OPINION:
Having lured in viewers with the promise of an open meeting but then cloistered themselves away in another government conference room and broadcast their discussion by closed-circuit television last week, two members of the National Labor Relations Board (NLRB) pushed through troubling new union-organizing rules that are favorable to big labor but harmful to both employees and employers.
The decades-old agency, which is charged with enforcing the National Labor Relations Act guaranteeing the right of workers to join or not join a union, is down to just two Democratic appointees and one Republican. Heading into last Wednesday’s meeting, the Democratic duopoly were tight-lipped about their plans for a new rule, but the anti-employer, anti-employee outcome spoke volumes about whose agenda is being enacted at the board.
The board proclaimed that it would not include a provision in its final rule to require that pre-election hearings take place within seven days. Previously, when a union was attempting to organize a workplace, the employees had an average of about 38 days before an election. Instead, the board reduced the period to 10 days.

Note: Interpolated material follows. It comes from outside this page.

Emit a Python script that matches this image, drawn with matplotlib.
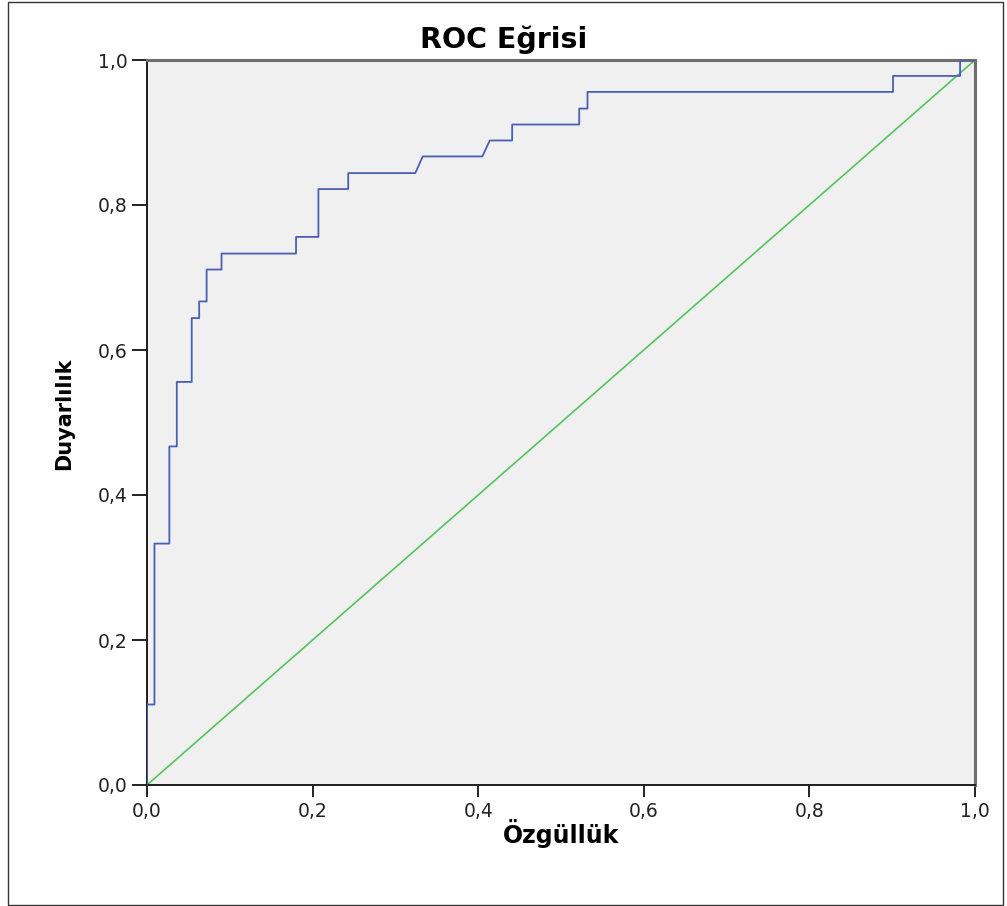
import matplotlib
matplotlib.use("Agg")
import matplotlib.pyplot as plt
from matplotlib.patches import Rectangle

plt.rcParams['font.family'] = ['DejaVu Sans']

# ROC curve vertices (1 - specificity, sensitivity)
fpr = [0.0, 0.0, 0.009, 0.009, 0.027, 0.027, 0.036, 0.036, 0.054, 0.054,
       0.063, 0.063, 0.072, 0.072, 0.090, 0.090, 0.180, 0.180, 0.207, 0.207,
       0.243, 0.243, 0.324, 0.333, 0.405, 0.414, 0.441, 0.441, 0.522, 0.522,
       0.532, 0.532, 0.901, 0.901, 0.982, 0.982, 1.0]
tpr = [0.0, 0.111, 0.111, 0.333, 0.333, 0.467, 0.467, 0.556, 0.556, 0.644,
       0.644, 0.667, 0.667, 0.711, 0.711, 0.733, 0.733, 0.756, 0.756, 0.822,
       0.822, 0.844, 0.844, 0.867, 0.867, 0.889, 0.889, 0.911, 0.911, 0.933,
       0.933, 0.956, 0.956, 0.978, 0.978, 1.0, 1.0]
ref_line = [0.0, 1.0]

ticks = [0.0, 0.2, 0.4, 0.6, 0.8, 1.0]
tick_labels = ["0,0", "0,2", "0,4", "0,6", "0,8", "1,0"]

W, H = 1007, 906
fig = plt.figure(figsize=(W / 100, H / 100), dpi=100)
ax = fig.add_axes([147 / W, 1 - 785 / H, (975 - 147) / W, (785 - 60) / H])
ax.set_facecolor('#f0f0f0')

ax.plot(ref_line, ref_line, color='#55c45c', lw=1.2, zorder=2)
ax.plot(fpr, tpr, color='#4a60b6', lw=1.3, zorder=3)

ax.set_xlim(0, 1)
ax.set_ylim(0, 1)
ax.set_xticks(ticks)
ax.set_xticklabels(tick_labels)
ax.set_yticks(ticks)
ax.set_yticklabels(tick_labels)
ax.tick_params(axis='x', length=8.5, width=1.4, pad=4, labelsize=13.5,
               color='#222222', labelcolor='#222222')
ax.tick_params(axis='y', length=11, width=1.4, pad=3, labelsize=13.5,
               color='#222222', labelcolor='#222222')

for side in ('left', 'bottom'):
    ax.spines[side].set_color('#1e1e1e')
    ax.spines[side].set_linewidth(1.4)
for side in ('top', 'right'):
    ax.spines[side].set_color('#6e6e6e')
    ax.spines[side].set_linewidth(2.2)

fig.text(0.5, 1 - 48 / H, "ROC Eğrisi", ha='center', va='baseline',
         fontsize=20.5, fontweight='bold')
fig.text(561 / W, 1 - 833 / H, "Özgüllük", ha='center', va='center',
         fontsize=17, fontweight='bold')
fig.text(64 / W, 1 - 414 / H, "Duyarlılık", ha='center', va='center',
         rotation=90, fontsize=15, fontweight='bold')

# thin frame around the whole picture
fig.patches.append(Rectangle((7.5 / W, 1.5 / H), (1003 - 7.5) / W, (904.5 - 1.5) / H,
                             transform=fig.transFigure, fill=False,
                             edgecolor='#333333', lw=1))

fig.savefig("out.png", dpi=100, facecolor='white')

Such a short time would mean employees would have virtually no chance of getting enough information before casting their vote, and small businesses would be severely limited in educating their employees without running afoul of the agency’s often arcane and complex rules.
It took public outcry, including many of the 65,000-plus public comments the board received, to cause the agency to dispense with its plan for a seven-day limit and not require employers to disclose employees’ phone and email addresses, as it had planned originally. However, the board said it would impose new rules that would substantially limit the issues an employer could raise in the pre-election hearing and curb an employer’s right of appeal. As a result, in many cases, neither employers nor employees will know which employees will be in any final bargaining unit prior to the vote, and the election period likely will be chopped down.
What may have seemed like a minor victory for employees and employers was immediately turned on its head, however, as NLRB member (and longtime union strategist and attorney) Craig Becker said his allies at the board field offices should be able to implement much of the original proposed rule, despite the more “streamlined” approach, through agency “best practices.” Presumably, Mr. Becker means that even without the formal requirement of a seven-day hearing, board staff can still impose a 10-day election period. It’s unclear what this means for disclosure of employee phone numbers and email addresses.
So it appears that despite all the pomp and circumstance of the board’s no-so-open meeting, we still may be left with a 10-day election and at best, a 20-day hearing.
Consider the real-world scenario for a business owner, who scrambles to figure out his legal rights and what he can legally say before the 10 days are up. It is illegal for employers, unlike unions, to promise better wages or benefits if employees decide not to join the union, but he may have an opportunity to tell his side of the story to employees and dispel some of the unrealistic promises made by union organizers.
As anyone can tell, those rules are rigged to favor big labor and, according to one of the board’s own members, these one-sided rules are being forced through in an outcome-driven process that goes against decades of the NLRB’s internal standards and procedures.
Recently, the lone Republican NLRB member, Brian Hayes, took an unusual step of sending a letter to Congress saying Democrats on the board “plainly intend to contravene the board’s own internal rules regarding the circulation and issuance of majority and dissenting opinions.” By this, he meant the rules were conceived and promulgated without his input.
Mr. Hayes’ letter confirms the worst fears about the overt, special-interest political agenda of the NLRB. Many of its decisions have tilted the scales so far as to effectively drop the pretense of fairness. The goal is simply to manipulate the rules of the game in order to increase unions’ market share. Those same unions bragged in the last election about the hundreds of millions of dollars they spent to get President Obama elected.
Employers can’t do their job when they are under assault by unelected bureaucrats tipping the scales on behalf of unpopular special interests. Mr. Obama needs to rein in his rogue NLRB, and that agency’s members need to reverse course on their harmful rule.
Geoffrey Burr is chairman of the Coalition for a Democratic Workplace.